Request: Leave out any pictures and transcribe all other data below exactly.

⁂

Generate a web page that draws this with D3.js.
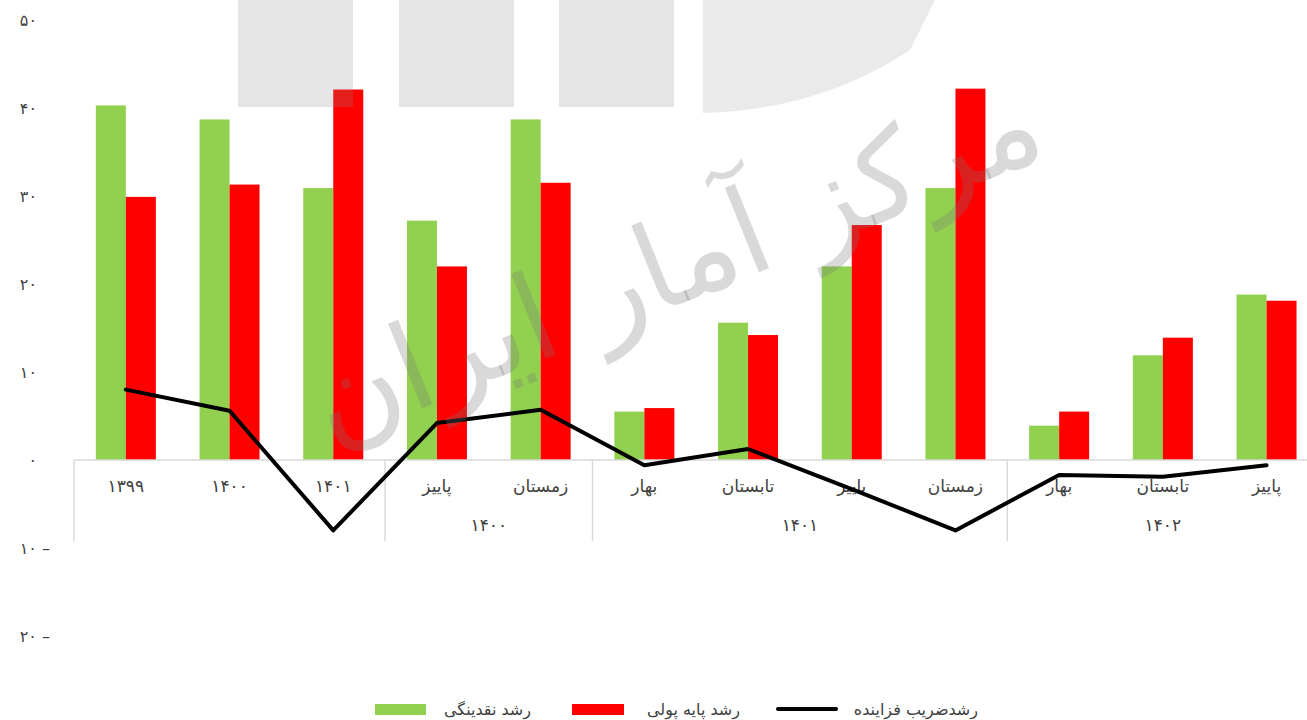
<!DOCTYPE html>
<html lang="fa">
<head>
  <meta charset="UTF-8">
  <title>رشد نقدینگی و پایه پولی</title>
  <script src="https://d3js.org/d3.v7.min.js"></script>
  <style>
    body { margin: 0; background: #fff; }
    text { font-family: "DejaVu Sans", sans-serif; fill: #404040; }
  </style>
</head>
<body>
  <script>
    // chart data
    const categories = ["۱۳۹۹", "۱۴۰۰", "۱۴۰۱", "پاییز", "زمستان", "بهار", "تابستان", "پاییز", "زمستان", "بهار", "تابستان", "پاییز"];
    const groups = [
      { label: "", from: 0, to: 2 },
      { label: "۱۴۰۰", from: 3, to: 4 },
      { label: "۱۴۰۱", from: 5, to: 8 },
      { label: "۱۴۰۲", from: 9, to: 11 }
    ];
    const liquidity = [40.3, 38.7, 30.9, 27.2, 38.7, 5.5, 15.6, 22.0, 30.9, 3.9, 11.9, 18.8];
    const monetaryBase = [29.9, 31.3, 42.1, 22.0, 31.5, 5.9, 14.2, 26.7, 42.2, 5.5, 13.9, 18.1];
    const multiplier = [8.0, 5.6, -8.0, 4.2, 5.7, -0.6, 1.25, -3.3, -8.0, -1.7, -1.9, -0.6];
    const yTicks = [50, 40, 30, 20, 10, 0, -10, -20];
    const legendNames = ["رشد نقدینگی", "رشد پایه پولی", "رشدضریب فزاینده"];

    const width = 1307;
    const height = 720;
    const green = "#92d050";
    const red = "#ff0000";

    const fa = n => String(n).replace(/\d/g, d => "۰۱۲۳۴۵۶۷۸۹"[d]);

    const svg = d3.select("body")
      .append("svg")
      .attr("width", width)
      .attr("height", height);

    const x = d3.scaleBand()
      .domain(d3.range(categories.length))
      .range([74, 1318.4])
      .padding(0);

    const y = d3.scaleLinear()
      .domain([-20, 50])
      .range([636, 20]);

    const barW = 30;

    // y axis (labels only)
    const yAxis = svg.append("g")
      .attr("transform", "translate(37,0)")
      .call(d3.axisLeft(y).tickValues(yTicks).tickSize(0).tickPadding(0)
        .tickFormat(d => d < 0 ? fa(-d) + "  \u2013" : fa(d)));
    yAxis.select(".domain").remove();
    yAxis.selectAll("text")
      .attr("font-size", 16)
      .attr("letter-spacing", 1)
      .attr("x", d => d < 0 ? 13 : 0)
      .attr("font-family", "DejaVu Sans");

    // bars
    svg.append("g").selectAll("rect")
      .data(liquidity)
      .join("rect")
      .attr("x", (d, i) => x(i) + x.bandwidth() / 2 - barW)
      .attr("y", d => y(d))
      .attr("width", barW)
      .attr("height", d => y(0) - y(d))
      .attr("fill", green);

    svg.append("g").selectAll("rect")
      .data(monetaryBase)
      .join("rect")
      .attr("x", (d, i) => x(i) + x.bandwidth() / 2)
      .attr("y", d => y(d))
      .attr("width", barW)
      .attr("height", d => y(0) - y(d))
      .attr("fill", red);

    // category axis
    const axisG = svg.append("g");
    axisG.append("line")
      .attr("x1", x.range()[0]).attr("x2", width)
      .attr("y1", y(0)).attr("y2", y(0))
      .attr("stroke", "#d9d9d9").attr("stroke-width", 1.5);

    const sepIdx = groups.map(g => g.from).concat([categories.length]);
    axisG.selectAll(".sep")
      .data(sepIdx)
      .join("line")
      .attr("x1", i => i < categories.length ? x(i) : x.range()[1])
      .attr("x2", i => i < categories.length ? x(i) : x.range()[1])
      .attr("y1", y(0)).attr("y2", 541)
      .attr("stroke", "#d9d9d9").attr("stroke-width", 1.5);

    axisG.selectAll(".cat")
      .data(categories)
      .join("text")
      .attr("x", (d, i) => x(i) + x.bandwidth() / 2)
      .attr("y", 492)
      .attr("text-anchor", "middle")
      .attr("font-size", 17)
      .attr("letter-spacing", (d, i) => i < 3 ? 4 : 0)
      .text(d => d);

    axisG.selectAll(".grp")
      .data(groups)
      .join("text")
      .attr("x", g => (x(g.from) + x(g.to) + x.bandwidth()) / 2)
      .attr("y", 531)
      .attr("text-anchor", "middle")
      .attr("font-size", 17)
      .attr("letter-spacing", 4)
      .text(g => g.label);

    // multiplier line
    const line = d3.line()
      .x((d, i) => x(i) + x.bandwidth() / 2)
      .y(d => y(d));
    svg.append("path")
      .datum(multiplier)
      .attr("d", line)
      .attr("fill", "none")
      .attr("stroke", "#000")
      .attr("stroke-width", 4)
      .attr("stroke-linejoin", "round")
      .attr("stroke-linecap", "round");

    // watermark
    const wm = svg.append("g").attr("pointer-events", "none");
    [238, 399, 559].forEach(x0 => {
      wm.append("rect")
        .attr("x", x0).attr("y", 0)
        .attr("width", 115).attr("height", 107)
        .attr("fill", "#888").attr("fill-opacity", 0.22);
    });
    wm.append("path")
      .attr("d", "M703,0 L703,113 Q820,110 910,50 L935,0 Z")
      .attr("fill", "#888").attr("fill-opacity", 0.18);
    wm.append("text")
      .attr("transform", "translate(690,300) rotate(-22)")
      .attr("text-anchor", "middle")
      .attr("font-size", 120)
      .style("fill", "#777")
      .attr("fill-opacity", 0.28)
      .text("مرکز آمار ایران");

    // legend
    const lg = svg.append("g").attr("font-size", 16);
    lg.append("rect").attr("x", 375).attr("y", 704).attr("width", 51).attr("height", 11).attr("fill", green);
    lg.append("text").attr("x", 531).attr("y", 715).attr("text-anchor", "end").text(legendNames[0]);
    lg.append("rect").attr("x", 572).attr("y", 704).attr("width", 52).attr("height", 11).attr("fill", red);
    lg.append("text").attr("x", 740).attr("y", 715).attr("text-anchor", "end").text(legendNames[1]);
    lg.append("line").attr("x1", 778).attr("x2", 836).attr("y1", 709).attr("y2", 709)
      .attr("stroke", "#000").attr("stroke-width", 4).attr("stroke-linecap", "round");
    lg.append("text").attr("x", 978).attr("y", 715).attr("text-anchor", "end").text(legendNames[2]);
  </script>
</body>
</html>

⁂

Exercise result:
Generate a web page that draws this with D3.js.
<!DOCTYPE html>
<html lang="fa">
<head>
  <meta charset="UTF-8">
  <title>رشد نقدینگی و پایه پولی</title>
  <script src="https://d3js.org/d3.v7.min.js"></script>
  <style>
    body { margin: 0; background: #fff; }
    text { font-family: "DejaVu Sans", sans-serif; fill: #404040; }
  </style>
</head>
<body>
  <script>
    // chart data
    const categories = ["۱۳۹۹", "۱۴۰۰", "۱۴۰۱", "پاییز", "زمستان", "بهار", "تابستان", "پاییز", "زمستان", "بهار", "تابستان", "پاییز"];
    const groups = [
      { label: "", from: 0, to: 2 },
      { label: "۱۴۰۰", from: 3, to: 4 },
      { label: "۱۴۰۱", from: 5, to: 8 },
      { label: "۱۴۰۲", from: 9, to: 11 }
    ];
    const liquidity = [40.3, 38.7, 30.9, 27.2, 38.7, 5.5, 15.6, 22.0, 30.9, 3.9, 11.9, 18.8];
    const monetaryBase = [29.9, 31.3, 42.1, 22.0, 31.5, 5.9, 14.2, 26.7, 42.2, 5.5, 13.9, 18.1];
    const multiplier = [8.0, 5.6, -8.0, 4.2, 5.7, -0.6, 1.25, -3.3, -8.0, -1.7, -1.9, -0.6];
    const yTicks = [50, 40, 30, 20, 10, 0, -10, -20];
    const legendNames = ["رشد نقدینگی", "رشد پایه پولی", "رشدضریب فزاینده"];

    const width = 1307;
    const height = 720;
    const green = "#92d050";
    const red = "#ff0000";

    const fa = n => String(n).replace(/\d/g, d => "۰۱۲۳۴۵۶۷۸۹"[d]);

    const svg = d3.select("body")
      .append("svg")
      .attr("width", width)
      .attr("height", height);

    const x = d3.scaleBand()
      .domain(d3.range(categories.length))
      .range([74, 1318.4])
      .padding(0);

    const y = d3.scaleLinear()
      .domain([-20, 50])
      .range([636, 20]);

    const barW = 30;

    // y axis (labels only)
    const yAxis = svg.append("g")
      .attr("transform", "translate(37,0)")
      .call(d3.axisLeft(y).tickValues(yTicks).tickSize(0).tickPadding(0)
        .tickFormat(d => d < 0 ? fa(-d) + "  \u2013" : fa(d)));
    yAxis.select(".domain").remove();
    yAxis.selectAll("text")
      .attr("font-size", 16)
      .attr("letter-spacing", 1)
      .attr("x", d => d < 0 ? 13 : 0)
      .attr("font-family", "DejaVu Sans");

    // bars
    svg.append("g").selectAll("rect")
      .data(liquidity)
      .join("rect")
      .attr("x", (d, i) => x(i) + x.bandwidth() / 2 - barW)
      .attr("y", d => y(d))
      .attr("width", barW)
      .attr("height", d => y(0) - y(d))
      .attr("fill", green);

    svg.append("g").selectAll("rect")
      .data(monetaryBase)
      .join("rect")
      .attr("x", (d, i) => x(i) + x.bandwidth() / 2)
      .attr("y", d => y(d))
      .attr("width", barW)
      .attr("height", d => y(0) - y(d))
      .attr("fill", red);

    // category axis
    const axisG = svg.append("g");
    axisG.append("line")
      .attr("x1", x.range()[0]).attr("x2", width)
      .attr("y1", y(0)).attr("y2", y(0))
      .attr("stroke", "#d9d9d9").attr("stroke-width", 1.5);

    const sepIdx = groups.map(g => g.from).concat([categories.length]);
    axisG.selectAll(".sep")
      .data(sepIdx)
      .join("line")
      .attr("x1", i => i < categories.length ? x(i) : x.range()[1])
      .attr("x2", i => i < categories.length ? x(i) : x.range()[1])
      .attr("y1", y(0)).attr("y2", 541)
      .attr("stroke", "#d9d9d9").attr("stroke-width", 1.5);

    axisG.selectAll(".cat")
      .data(categories)
      .join("text")
      .attr("x", (d, i) => x(i) + x.bandwidth() / 2)
      .attr("y", 492)
      .attr("text-anchor", "middle")
      .attr("font-size", 17)
      .attr("letter-spacing", (d, i) => i < 3 ? 4 : 0)
      .text(d => d);

    axisG.selectAll(".grp")
      .data(groups)
      .join("text")
      .attr("x", g => (x(g.from) + x(g.to) + x.bandwidth()) / 2)
      .attr("y", 531)
      .attr("text-anchor", "middle")
      .attr("font-size", 17)
      .attr("letter-spacing", 4)
      .text(g => g.label);

    // multiplier line
    const line = d3.line()
      .x((d, i) => x(i) + x.bandwidth() / 2)
      .y(d => y(d));
    svg.append("path")
      .datum(multiplier)
      .attr("d", line)
      .attr("fill", "none")
      .attr("stroke", "#000")
      .attr("stroke-width", 4)
      .attr("stroke-linejoin", "round")
      .attr("stroke-linecap", "round");

    // watermark
    const wm = svg.append("g").attr("pointer-events", "none");
    [238, 399, 559].forEach(x0 => {
      wm.append("rect")
        .attr("x", x0).attr("y", 0)
        .attr("width", 115).attr("height", 107)
        .attr("fill", "#888").attr("fill-opacity", 0.22);
    });
    wm.append("path")
      .attr("d", "M703,0 L703,113 Q820,110 910,50 L935,0 Z")
      .attr("fill", "#888").attr("fill-opacity", 0.18);
    wm.append("text")
      .attr("transform", "translate(690,300) rotate(-22)")
      .attr("text-anchor", "middle")
      .attr("font-size", 120)
      .style("fill", "#777")
      .attr("fill-opacity", 0.28)
      .text("مرکز آمار ایران");

    // legend
    const lg = svg.append("g").attr("font-size", 16);
    lg.append("rect").attr("x", 375).attr("y", 704).attr("width", 51).attr("height", 11).attr("fill", green);
    lg.append("text").attr("x", 531).attr("y", 715).attr("text-anchor", "end").text(legendNames[0]);
    lg.append("rect").attr("x", 572).attr("y", 704).attr("width", 52).attr("height", 11).attr("fill", red);
    lg.append("text").attr("x", 740).attr("y", 715).attr("text-anchor", "end").text(legendNames[1]);
    lg.append("line").attr("x1", 778).attr("x2", 836).attr("y1", 709).attr("y2", 709)
      .attr("stroke", "#000").attr("stroke-width", 4).attr("stroke-linecap", "round");
    lg.append("text").attr("x", 978).attr("y", 715).attr("text-anchor", "end").text(legendNames[2]);
  </script>
</body>
</html>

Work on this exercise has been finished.